_What the task requires:_ Scan the records below. List lines holding "React".

_Entries with chart source code:_
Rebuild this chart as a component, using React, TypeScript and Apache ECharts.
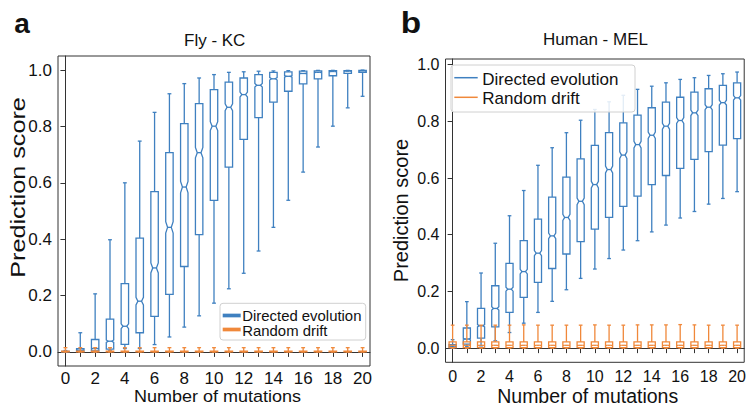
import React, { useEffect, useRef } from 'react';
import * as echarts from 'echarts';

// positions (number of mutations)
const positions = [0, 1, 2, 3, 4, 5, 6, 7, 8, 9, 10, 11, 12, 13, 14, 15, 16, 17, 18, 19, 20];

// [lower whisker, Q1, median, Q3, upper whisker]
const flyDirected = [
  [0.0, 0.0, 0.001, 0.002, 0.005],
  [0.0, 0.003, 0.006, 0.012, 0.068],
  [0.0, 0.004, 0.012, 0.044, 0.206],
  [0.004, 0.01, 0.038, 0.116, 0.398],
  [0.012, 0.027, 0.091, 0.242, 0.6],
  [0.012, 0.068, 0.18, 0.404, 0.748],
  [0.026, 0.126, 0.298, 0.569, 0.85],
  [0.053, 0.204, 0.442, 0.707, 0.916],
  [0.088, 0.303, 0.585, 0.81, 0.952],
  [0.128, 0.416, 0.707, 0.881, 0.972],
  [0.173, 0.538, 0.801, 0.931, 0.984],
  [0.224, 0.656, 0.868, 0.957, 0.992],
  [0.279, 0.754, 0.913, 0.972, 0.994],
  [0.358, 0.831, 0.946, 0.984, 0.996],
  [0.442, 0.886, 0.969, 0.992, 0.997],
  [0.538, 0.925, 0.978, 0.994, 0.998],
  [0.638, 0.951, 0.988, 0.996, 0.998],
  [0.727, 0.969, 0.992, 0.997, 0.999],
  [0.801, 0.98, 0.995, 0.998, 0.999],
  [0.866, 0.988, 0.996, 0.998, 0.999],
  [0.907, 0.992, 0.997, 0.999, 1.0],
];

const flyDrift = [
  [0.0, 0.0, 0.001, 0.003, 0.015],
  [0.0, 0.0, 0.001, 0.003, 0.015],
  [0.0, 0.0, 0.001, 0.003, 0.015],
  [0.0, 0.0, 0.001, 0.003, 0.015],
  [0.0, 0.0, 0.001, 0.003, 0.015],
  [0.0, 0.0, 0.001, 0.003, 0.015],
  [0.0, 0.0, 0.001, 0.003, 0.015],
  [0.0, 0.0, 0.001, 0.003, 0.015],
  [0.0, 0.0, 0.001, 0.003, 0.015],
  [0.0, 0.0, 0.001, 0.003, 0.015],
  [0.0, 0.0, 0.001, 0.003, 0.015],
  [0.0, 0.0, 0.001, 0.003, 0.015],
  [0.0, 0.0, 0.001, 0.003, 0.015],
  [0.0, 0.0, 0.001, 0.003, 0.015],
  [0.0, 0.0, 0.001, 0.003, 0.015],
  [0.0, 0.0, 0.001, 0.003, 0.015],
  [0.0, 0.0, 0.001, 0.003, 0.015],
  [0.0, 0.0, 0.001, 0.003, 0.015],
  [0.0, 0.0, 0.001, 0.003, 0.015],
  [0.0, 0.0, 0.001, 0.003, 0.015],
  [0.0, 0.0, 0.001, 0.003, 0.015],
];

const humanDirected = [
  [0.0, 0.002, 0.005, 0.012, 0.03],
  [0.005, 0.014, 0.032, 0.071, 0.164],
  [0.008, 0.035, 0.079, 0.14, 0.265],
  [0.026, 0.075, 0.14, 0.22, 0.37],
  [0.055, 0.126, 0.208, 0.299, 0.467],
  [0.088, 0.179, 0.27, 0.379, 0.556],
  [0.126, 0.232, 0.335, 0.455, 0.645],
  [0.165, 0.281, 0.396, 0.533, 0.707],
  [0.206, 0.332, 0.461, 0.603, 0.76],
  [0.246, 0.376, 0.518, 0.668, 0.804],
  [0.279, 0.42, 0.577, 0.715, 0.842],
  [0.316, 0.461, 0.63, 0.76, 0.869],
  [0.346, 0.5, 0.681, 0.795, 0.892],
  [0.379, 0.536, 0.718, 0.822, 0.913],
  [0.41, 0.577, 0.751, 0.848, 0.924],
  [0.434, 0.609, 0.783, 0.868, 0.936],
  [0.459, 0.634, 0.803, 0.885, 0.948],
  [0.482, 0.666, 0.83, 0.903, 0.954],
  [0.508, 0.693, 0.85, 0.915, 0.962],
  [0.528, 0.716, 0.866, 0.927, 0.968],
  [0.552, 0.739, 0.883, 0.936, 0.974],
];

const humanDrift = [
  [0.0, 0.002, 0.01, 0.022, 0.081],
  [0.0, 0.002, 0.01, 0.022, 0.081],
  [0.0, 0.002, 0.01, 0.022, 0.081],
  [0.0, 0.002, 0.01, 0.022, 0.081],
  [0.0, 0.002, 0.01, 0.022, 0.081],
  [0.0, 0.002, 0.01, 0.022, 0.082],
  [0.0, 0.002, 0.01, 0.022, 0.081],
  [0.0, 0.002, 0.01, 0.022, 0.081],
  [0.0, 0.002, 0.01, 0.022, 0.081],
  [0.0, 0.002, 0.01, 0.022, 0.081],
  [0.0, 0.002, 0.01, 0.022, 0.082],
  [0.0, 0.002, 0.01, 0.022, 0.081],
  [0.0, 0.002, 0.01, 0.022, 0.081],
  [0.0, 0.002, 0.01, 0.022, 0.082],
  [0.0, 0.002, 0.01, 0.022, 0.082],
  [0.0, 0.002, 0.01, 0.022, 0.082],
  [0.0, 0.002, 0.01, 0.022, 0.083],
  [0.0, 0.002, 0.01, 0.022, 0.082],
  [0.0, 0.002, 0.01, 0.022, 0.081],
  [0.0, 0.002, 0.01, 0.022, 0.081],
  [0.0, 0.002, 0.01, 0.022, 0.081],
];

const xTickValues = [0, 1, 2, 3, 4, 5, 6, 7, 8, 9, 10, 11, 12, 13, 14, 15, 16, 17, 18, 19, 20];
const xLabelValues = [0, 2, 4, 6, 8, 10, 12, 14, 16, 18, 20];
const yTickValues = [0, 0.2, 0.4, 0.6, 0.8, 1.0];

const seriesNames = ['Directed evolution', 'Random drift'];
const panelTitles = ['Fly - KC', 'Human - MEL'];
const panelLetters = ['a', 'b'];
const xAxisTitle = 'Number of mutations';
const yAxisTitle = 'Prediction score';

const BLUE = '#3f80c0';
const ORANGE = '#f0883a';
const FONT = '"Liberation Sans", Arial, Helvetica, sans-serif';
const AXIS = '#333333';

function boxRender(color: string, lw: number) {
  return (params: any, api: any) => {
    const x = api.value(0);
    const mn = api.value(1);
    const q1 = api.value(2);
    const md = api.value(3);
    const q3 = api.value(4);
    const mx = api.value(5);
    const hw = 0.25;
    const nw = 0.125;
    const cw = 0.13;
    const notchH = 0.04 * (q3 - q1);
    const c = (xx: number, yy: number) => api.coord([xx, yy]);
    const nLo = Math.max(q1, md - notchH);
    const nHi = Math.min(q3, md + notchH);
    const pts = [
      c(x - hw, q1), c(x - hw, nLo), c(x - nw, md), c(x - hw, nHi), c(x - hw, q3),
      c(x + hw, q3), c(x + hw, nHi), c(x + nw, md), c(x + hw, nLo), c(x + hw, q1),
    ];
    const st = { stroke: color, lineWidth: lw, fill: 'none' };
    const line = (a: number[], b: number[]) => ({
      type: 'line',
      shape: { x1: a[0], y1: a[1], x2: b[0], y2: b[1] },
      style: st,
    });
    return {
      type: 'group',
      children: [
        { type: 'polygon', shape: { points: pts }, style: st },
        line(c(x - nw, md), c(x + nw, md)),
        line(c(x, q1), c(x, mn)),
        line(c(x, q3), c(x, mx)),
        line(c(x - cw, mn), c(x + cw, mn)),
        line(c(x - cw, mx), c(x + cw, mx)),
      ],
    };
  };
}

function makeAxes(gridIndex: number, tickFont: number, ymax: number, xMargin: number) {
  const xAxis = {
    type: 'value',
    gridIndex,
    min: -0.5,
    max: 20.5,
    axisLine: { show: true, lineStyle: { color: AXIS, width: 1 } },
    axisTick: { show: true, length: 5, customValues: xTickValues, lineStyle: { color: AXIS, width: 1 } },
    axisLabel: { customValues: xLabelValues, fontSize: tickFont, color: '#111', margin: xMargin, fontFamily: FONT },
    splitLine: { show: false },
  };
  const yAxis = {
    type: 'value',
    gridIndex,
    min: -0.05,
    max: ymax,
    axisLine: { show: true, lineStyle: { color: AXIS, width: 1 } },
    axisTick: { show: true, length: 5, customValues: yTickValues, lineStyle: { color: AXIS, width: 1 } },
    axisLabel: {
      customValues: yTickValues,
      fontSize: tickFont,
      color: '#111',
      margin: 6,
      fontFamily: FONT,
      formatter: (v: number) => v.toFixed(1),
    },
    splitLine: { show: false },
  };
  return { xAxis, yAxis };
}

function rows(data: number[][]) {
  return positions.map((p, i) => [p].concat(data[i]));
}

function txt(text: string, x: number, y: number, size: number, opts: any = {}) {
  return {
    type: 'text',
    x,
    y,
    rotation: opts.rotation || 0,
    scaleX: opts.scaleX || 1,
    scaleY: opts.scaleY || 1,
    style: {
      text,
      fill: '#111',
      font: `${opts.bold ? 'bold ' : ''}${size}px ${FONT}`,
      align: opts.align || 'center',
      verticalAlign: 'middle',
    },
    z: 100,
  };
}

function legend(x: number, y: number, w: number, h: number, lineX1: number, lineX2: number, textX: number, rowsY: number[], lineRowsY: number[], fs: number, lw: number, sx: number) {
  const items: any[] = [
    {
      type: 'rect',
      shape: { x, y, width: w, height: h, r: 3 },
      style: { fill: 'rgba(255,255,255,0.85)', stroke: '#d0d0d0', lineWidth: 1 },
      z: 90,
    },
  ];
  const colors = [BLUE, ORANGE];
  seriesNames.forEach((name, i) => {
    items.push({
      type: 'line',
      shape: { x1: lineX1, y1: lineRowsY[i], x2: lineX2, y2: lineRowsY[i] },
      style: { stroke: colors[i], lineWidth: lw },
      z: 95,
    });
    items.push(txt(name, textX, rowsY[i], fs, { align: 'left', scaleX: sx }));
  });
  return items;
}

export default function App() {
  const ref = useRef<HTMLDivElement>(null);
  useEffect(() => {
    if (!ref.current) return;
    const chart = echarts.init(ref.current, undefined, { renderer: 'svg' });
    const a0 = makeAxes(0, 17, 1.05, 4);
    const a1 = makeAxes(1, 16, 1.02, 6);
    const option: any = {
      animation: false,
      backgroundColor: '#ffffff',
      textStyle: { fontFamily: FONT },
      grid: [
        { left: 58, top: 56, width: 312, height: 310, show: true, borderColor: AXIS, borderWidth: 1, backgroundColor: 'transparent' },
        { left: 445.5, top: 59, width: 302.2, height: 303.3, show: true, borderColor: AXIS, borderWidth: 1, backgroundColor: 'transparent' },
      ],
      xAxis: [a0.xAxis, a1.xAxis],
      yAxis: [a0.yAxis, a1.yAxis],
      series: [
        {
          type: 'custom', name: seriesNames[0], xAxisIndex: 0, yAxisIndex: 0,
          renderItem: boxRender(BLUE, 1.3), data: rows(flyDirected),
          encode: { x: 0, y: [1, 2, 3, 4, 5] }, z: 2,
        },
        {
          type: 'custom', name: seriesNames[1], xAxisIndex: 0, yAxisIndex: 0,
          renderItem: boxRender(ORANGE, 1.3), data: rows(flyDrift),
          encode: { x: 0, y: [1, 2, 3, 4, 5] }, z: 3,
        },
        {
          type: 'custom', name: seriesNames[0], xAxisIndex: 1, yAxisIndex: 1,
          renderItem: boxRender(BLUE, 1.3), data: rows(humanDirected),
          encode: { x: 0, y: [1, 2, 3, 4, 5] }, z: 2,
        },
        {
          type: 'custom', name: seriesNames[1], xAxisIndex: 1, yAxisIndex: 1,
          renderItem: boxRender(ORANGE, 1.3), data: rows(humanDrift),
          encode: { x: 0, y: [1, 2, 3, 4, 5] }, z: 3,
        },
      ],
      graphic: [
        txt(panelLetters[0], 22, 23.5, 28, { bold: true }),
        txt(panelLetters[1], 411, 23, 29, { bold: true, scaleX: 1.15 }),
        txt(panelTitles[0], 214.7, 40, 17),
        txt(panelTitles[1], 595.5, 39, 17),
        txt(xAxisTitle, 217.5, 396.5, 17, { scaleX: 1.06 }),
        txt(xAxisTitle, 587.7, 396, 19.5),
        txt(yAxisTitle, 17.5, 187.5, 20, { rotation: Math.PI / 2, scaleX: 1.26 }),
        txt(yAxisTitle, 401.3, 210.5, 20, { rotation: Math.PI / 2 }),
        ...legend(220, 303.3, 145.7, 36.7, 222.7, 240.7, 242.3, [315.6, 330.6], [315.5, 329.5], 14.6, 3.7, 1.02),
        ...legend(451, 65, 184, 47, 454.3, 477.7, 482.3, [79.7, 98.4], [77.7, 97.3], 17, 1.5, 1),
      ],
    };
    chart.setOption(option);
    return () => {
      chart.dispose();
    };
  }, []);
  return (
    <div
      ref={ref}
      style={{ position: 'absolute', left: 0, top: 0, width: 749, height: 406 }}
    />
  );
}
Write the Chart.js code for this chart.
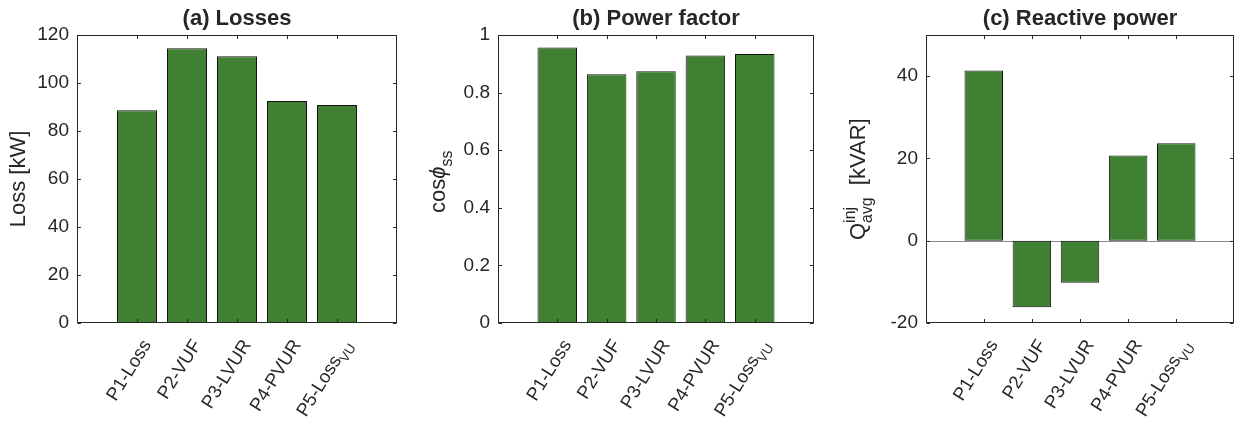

_Response to this exercise:_
Rebuild this chart as a component, using React, TypeScript and Apache ECharts.
import React, { useEffect, useRef } from 'react';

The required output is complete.